Klotzen, nicht kleckern

Paul Krugman fordert: Vergesst die Krise!

  • Harald Loch
  • Lesedauer: 3 Min.

Der Sieg des Sozialisten Francois Hollande in den französischen Präsidentschaftswahlen wird die wirtschaftspolitische Diskussion in Europa weiter auf die Frage zuspitzen: Wie hältst du es mit Keynes? Der britische Wirtschaftstheoretiker hatte zwischen den beiden Weltkriegen eine Theorie zur Überwindung von Wirtschaftkrisen entwickelt, deren Kern darin besteht, in Zeiten schwacher Wirtschaftstätigkeit diese durch staatliches Geldausgeben - notfalls auch »auf Pump« - zu beleben. Seitdem finden regelrechte Glaubenskriege zwischen Angebots- und Nachfragepolitikern statt, die mit besonderer Heftigkeit in den USA, aber auch innerhalb der Europäischen Union, insbesondere in der Euro-Zone, ausgetragen werden.

Einer der profiliertesten Vertreter der - von ihm modernisierten - Ideen von Keynes ist der US-amerikanische Wirtschaftsprofessor Paul Krugman, der in Princeton lehrt und 2008 den Nobelpreis für Wirtschaft erhalten hat. Ganz im Stil seiner zahlreichen Kolumnen, in denen er temperamentvoll in wirtschaftspolitische Debatte eingreift, hat er jetzt ein neues Buch mit dem radikalen Titel »Vergesst die Krise!« verfasst.
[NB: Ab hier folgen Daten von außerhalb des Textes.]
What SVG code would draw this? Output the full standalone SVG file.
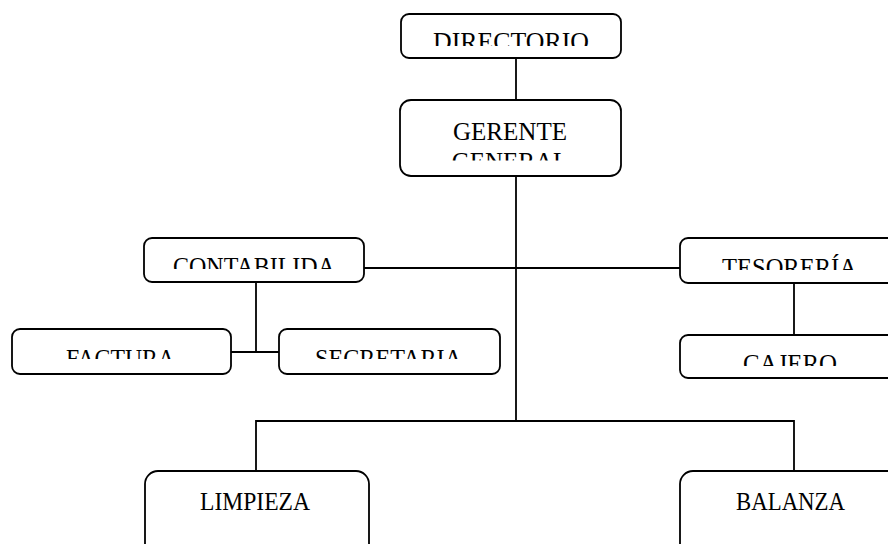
<svg xmlns="http://www.w3.org/2000/svg" width="888" height="544" viewBox="0 0 888 544">
<style>
.box{fill:#fff;stroke:#000;stroke-width:1.8}
.lbl{font-family:"Liberation Serif","Times New Roman",serif;font-size:25px;fill:#000;text-anchor:middle}
.con{stroke:#000;stroke-width:1.8;fill:none}
</style>
<defs>
<clipPath id="c1" clipPathUnits="userSpaceOnUse"><rect x="0" y="0" width="888" height="46"/></clipPath>
<clipPath id="c2" clipPathUnits="userSpaceOnUse"><rect x="0" y="100" width="888" height="60.5"/></clipPath>
<clipPath id="c3" clipPathUnits="userSpaceOnUse"><rect x="0" y="238" width="888" height="31"/></clipPath>
<clipPath id="c4" clipPathUnits="userSpaceOnUse"><rect x="0" y="238" width="888" height="32"/></clipPath>
<clipPath id="c5" clipPathUnits="userSpaceOnUse"><rect x="0" y="335" width="888" height="31"/></clipPath>
<clipPath id="c6" clipPathUnits="userSpaceOnUse"><rect x="0" y="329" width="888" height="30"/></clipPath>
</defs>
<g id="connectors">
<line class="con" x1="516" y1="58" x2="516" y2="100"/>
<line class="con" x1="516" y1="176" x2="516" y2="421"/>
<line class="con" x1="364" y1="268" x2="680" y2="268"/>
<line class="con" x1="256" y1="282" x2="256" y2="352"/>
<line class="con" x1="231" y1="352" x2="279" y2="352"/>
<line class="con" x1="794" y1="283" x2="794" y2="335"/>
<polyline class="con" points="256,471 256,421 794,421 794,471"/>
</g>
<g id="directorio">
<rect class="box" x="401" y="14" width="220" height="44" rx="8"/>
<text class="lbl" x="511" y="49.5" clip-path="url(#c1)" textLength="156" lengthAdjust="spacingAndGlyphs">DIRECTORIO</text>
</g>
<g id="gerente">
<rect class="box" x="400" y="100" width="221" height="76" rx="11"/>
<g clip-path="url(#c2)">
<text class="lbl" x="510" y="139.5" textLength="114" lengthAdjust="spacingAndGlyphs">GERENTE</text>
<text class="lbl" x="510" y="169.5">GENERAL</text>
</g>
</g>
<g id="contabilidad">
<rect class="box" x="144" y="238" width="220" height="44" rx="8"/>
<text class="lbl" x="254" y="274.5" clip-path="url(#c3)" textLength="162" lengthAdjust="spacingAndGlyphs">CONTABILIDA</text>
</g>
<g id="tesoreria">
<rect class="box" x="680" y="238" width="220" height="45" rx="8"/>
<text class="lbl" x="789.5" y="275.5" clip-path="url(#c4)" textLength="135" lengthAdjust="spacingAndGlyphs">TESORERÍA</text>
</g>
<g id="cajero">
<rect class="box" x="680" y="335" width="220" height="43" rx="8"/>
<text class="lbl" x="790" y="371.5" clip-path="url(#c5)" textLength="94" lengthAdjust="spacingAndGlyphs">CAJERO</text>
</g>
<g id="factura">
<rect class="box" x="12" y="329" width="219" height="45" rx="8"/>
<text class="lbl" x="120.5" y="366.5" clip-path="url(#c6)" textLength="109" lengthAdjust="spacingAndGlyphs">FACTURA</text>
</g>
<g id="secretaria">
<rect class="box" x="279" y="329" width="221" height="45" rx="8"/>
<text class="lbl" x="388.5" y="366.5" clip-path="url(#c6)" textLength="147" lengthAdjust="spacingAndGlyphs">SECRETARIA</text>
</g>
<g id="limpieza">
<rect class="box" x="145" y="471" width="224" height="90" rx="13"/>
<text class="lbl" x="255" y="509.5" textLength="110" lengthAdjust="spacingAndGlyphs">LIMPIEZA</text>
</g>
<g id="balanza">
<rect class="box" x="680" y="471" width="222" height="90" rx="13"/>
<text class="lbl" x="790.5" y="509.5" textLength="109" lengthAdjust="spacingAndGlyphs">BALANZA</text>
</g>
</svg>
Krugman setzt sich in erster Linie mit der seit Reagan und von den radikalen Republikanern auf die Spitze getriebenen konservativen Wirtschaftspolitik in den USA auseinander, der er die dortige hohe Arbeitslosigkeit, das schwache Wirtschaftswachstum und die ungleiche Einkommensverteilung anlastet. In 13 gut gegliederten Kapiteln wendet er sich an ein wissenschaftlich nicht vorgebildetes Publikum, erläutert die Ursachen der seit 2008 andauernden Krise, deren Auswirkungen und die halbherzigen Versuche der Administrationen, auf die Krise zu reagieren. Anhand treffender Beispiele bringt er auf den Punkt, was Statistikern meist misslingt.

Wenn er die ungleiche Einkommensverteilung in den USA geißelt, gelingt es ihm mit einem einzigen Zahlenbeispiel die Obszönität dieses Missverhältnisses anzuprangern: »Die 25 reichsten Fondsmanager verdienen dreimal so viel wie die 80 000 Lehrkräfte der Stadt New York zusammengenommen.«

Wenn er sich mit Europa beschäftigt, dann legt er den Finger auf einen Geburtsfehler bei der Einführung des Euro: Man könne keine gemeinsame Währung ohne gemeinsame Wirtschafts- und Haushaltspolitik haben. Außerdem bemängelt er die mangelnde Mobilität von Arbeitnehmern innerhalb der EU, etwa von Spanien nach Deutschland, wie sie in den USA oder in Kanada über gleiche Entfernungen als selbstverständlich gelten. Beiderseits des Atlantiks hält er in der Stunde der schweren Krise, in der sich Amerika und Europa befinden, kräftige staatliche Ausgabenprogramme für die beste Medizin gegen Arbeitslosigkeit und sinkende Wirtschaftsleistung.

Der »unzerbrochene Krug(man)«, wie den Autor eine der schlecht bezahlten New Yorker Deutschlehrerinnen nannte, schreibt seine keynesianische Kampfschrift voller Enthusiasmus und Überzeugungskraft. Dem Austeritätskurs der deutschen Bundesregierung hält er die rote Karte vor. Und, um noch eins draufzusetzen, fordert er bei den fälligen Konjunkturprogrammen: »Klotzen, nicht kleckern!«

Paul Krugman: Vergesst die Krise! Warum wir jetzt Geld ausgeben müssen. Aus dem Englischen übersetzt von Jürgen Neubauer. Campus Verlag, Frankfurt am Main 2012. 270 S., geb., 24,99 €.